** PROBLEM **
Both the line containing "Clone this chart in matplotlib." and the line containing "plt.rcParams['font.family'] = ['Noto" belong in the answer, along with every line between them; print exactly those.

** WORKING DATA **
-*-*-

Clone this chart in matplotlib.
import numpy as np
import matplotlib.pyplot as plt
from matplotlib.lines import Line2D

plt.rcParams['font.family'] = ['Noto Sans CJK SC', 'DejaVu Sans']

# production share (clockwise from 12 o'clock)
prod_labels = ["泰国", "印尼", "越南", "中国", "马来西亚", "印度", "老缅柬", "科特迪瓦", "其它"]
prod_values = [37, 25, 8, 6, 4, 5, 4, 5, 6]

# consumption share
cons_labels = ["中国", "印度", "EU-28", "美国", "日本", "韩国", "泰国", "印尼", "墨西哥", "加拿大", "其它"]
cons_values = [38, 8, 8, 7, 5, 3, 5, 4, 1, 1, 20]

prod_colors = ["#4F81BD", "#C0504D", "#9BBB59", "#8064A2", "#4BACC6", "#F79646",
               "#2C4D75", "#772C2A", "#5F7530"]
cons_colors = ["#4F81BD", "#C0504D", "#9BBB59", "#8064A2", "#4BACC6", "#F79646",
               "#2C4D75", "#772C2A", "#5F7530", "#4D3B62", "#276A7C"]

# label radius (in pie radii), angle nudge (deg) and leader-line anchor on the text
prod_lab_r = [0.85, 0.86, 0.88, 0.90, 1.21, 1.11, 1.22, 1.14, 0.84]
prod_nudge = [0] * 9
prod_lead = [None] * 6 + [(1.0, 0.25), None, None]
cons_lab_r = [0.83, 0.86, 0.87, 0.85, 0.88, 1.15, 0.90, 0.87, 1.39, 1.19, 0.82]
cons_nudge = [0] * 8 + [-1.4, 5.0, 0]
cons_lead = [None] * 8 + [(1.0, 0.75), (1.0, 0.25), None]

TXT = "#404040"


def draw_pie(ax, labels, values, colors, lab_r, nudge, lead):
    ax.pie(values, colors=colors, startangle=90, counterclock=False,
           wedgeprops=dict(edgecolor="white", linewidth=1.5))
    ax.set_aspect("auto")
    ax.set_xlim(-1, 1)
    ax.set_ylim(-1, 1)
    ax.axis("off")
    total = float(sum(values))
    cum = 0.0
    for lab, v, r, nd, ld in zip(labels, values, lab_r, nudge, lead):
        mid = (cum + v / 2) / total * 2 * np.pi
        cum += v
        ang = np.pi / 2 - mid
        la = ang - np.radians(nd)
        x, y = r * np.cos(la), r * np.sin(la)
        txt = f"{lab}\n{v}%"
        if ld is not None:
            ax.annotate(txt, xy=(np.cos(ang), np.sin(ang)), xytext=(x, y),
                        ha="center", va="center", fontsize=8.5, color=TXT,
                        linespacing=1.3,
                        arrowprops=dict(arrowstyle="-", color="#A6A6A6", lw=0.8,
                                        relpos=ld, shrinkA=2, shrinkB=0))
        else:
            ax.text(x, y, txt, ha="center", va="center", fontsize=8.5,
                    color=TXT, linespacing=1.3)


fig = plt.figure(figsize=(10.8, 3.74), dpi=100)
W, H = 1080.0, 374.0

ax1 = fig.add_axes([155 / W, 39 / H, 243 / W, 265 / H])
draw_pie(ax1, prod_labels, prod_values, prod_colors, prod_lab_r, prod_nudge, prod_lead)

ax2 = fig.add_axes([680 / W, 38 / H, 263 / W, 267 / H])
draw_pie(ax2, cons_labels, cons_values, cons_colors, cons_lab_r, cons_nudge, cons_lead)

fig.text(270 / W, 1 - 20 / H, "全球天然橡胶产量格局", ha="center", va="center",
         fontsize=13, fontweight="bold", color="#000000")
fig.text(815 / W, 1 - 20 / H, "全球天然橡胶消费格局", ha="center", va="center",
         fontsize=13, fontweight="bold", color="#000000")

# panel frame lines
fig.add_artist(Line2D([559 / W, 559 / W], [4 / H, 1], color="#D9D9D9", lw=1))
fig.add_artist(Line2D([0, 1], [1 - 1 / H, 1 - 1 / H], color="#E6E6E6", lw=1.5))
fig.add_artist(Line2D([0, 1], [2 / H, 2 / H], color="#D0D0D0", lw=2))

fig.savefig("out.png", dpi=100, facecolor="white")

-*-*-

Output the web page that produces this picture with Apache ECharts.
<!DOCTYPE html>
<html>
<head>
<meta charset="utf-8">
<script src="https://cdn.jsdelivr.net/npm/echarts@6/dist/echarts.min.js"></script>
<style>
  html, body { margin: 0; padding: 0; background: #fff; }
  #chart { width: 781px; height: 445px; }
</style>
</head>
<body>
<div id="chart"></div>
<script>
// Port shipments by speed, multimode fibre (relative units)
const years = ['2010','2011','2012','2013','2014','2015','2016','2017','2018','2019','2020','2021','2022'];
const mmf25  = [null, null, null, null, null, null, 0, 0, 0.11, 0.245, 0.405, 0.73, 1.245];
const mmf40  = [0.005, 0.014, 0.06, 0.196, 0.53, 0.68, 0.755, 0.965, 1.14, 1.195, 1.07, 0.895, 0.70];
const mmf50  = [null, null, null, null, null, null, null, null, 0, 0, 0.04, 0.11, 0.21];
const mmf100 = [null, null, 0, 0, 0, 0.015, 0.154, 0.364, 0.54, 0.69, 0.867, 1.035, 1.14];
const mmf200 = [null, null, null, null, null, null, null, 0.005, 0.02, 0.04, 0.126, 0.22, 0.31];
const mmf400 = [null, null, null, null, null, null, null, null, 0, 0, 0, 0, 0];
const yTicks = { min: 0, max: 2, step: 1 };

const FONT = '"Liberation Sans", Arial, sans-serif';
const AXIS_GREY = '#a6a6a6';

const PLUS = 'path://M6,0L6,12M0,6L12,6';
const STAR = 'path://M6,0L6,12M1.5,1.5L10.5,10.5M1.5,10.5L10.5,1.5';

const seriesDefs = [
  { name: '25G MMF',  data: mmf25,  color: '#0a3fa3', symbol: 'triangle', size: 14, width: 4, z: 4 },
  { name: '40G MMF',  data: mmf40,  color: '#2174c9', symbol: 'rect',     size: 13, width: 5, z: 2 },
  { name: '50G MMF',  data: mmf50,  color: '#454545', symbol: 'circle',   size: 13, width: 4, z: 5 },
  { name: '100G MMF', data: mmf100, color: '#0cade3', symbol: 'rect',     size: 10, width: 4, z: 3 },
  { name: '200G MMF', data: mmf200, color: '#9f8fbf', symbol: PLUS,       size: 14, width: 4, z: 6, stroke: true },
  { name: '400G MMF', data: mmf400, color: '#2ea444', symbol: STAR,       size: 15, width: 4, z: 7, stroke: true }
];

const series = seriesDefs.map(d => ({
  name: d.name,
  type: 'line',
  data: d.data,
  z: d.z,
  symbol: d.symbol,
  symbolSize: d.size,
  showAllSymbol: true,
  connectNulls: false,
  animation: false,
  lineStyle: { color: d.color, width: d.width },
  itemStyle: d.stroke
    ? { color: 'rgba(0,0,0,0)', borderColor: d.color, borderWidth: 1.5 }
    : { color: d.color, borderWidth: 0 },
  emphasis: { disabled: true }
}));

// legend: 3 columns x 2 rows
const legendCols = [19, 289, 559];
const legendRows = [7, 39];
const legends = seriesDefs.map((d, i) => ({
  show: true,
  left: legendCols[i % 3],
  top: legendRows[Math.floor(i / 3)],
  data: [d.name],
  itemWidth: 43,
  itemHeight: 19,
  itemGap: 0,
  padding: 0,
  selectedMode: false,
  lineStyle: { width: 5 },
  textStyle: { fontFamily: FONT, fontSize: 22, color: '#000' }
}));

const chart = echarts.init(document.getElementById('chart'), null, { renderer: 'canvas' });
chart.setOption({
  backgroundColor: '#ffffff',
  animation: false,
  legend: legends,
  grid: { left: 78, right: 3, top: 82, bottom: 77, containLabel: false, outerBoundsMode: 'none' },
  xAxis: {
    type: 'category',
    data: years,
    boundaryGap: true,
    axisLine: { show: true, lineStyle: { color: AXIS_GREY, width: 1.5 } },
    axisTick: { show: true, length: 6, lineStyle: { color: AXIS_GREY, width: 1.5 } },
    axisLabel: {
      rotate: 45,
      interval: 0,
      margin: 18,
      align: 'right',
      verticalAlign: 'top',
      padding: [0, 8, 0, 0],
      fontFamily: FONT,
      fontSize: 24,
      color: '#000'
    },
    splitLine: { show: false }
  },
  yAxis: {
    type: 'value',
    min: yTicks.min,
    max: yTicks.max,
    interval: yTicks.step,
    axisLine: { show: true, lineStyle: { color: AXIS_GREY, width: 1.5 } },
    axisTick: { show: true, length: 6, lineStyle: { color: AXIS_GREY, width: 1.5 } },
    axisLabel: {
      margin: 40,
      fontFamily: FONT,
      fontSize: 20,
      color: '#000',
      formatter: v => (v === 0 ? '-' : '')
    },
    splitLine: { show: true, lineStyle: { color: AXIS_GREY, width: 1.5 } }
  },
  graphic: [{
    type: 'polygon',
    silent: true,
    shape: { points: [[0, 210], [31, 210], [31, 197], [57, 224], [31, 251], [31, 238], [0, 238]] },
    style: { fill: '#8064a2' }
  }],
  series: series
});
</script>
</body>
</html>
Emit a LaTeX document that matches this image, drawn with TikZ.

-*-*-

** REPLY TO THE TASK **
Clone this chart in matplotlib.
import numpy as np
import matplotlib.pyplot as plt
from matplotlib.lines import Line2D

plt.rcParams['font.family'] = ['Noto Sans CJK SC', 'DejaVu Sans']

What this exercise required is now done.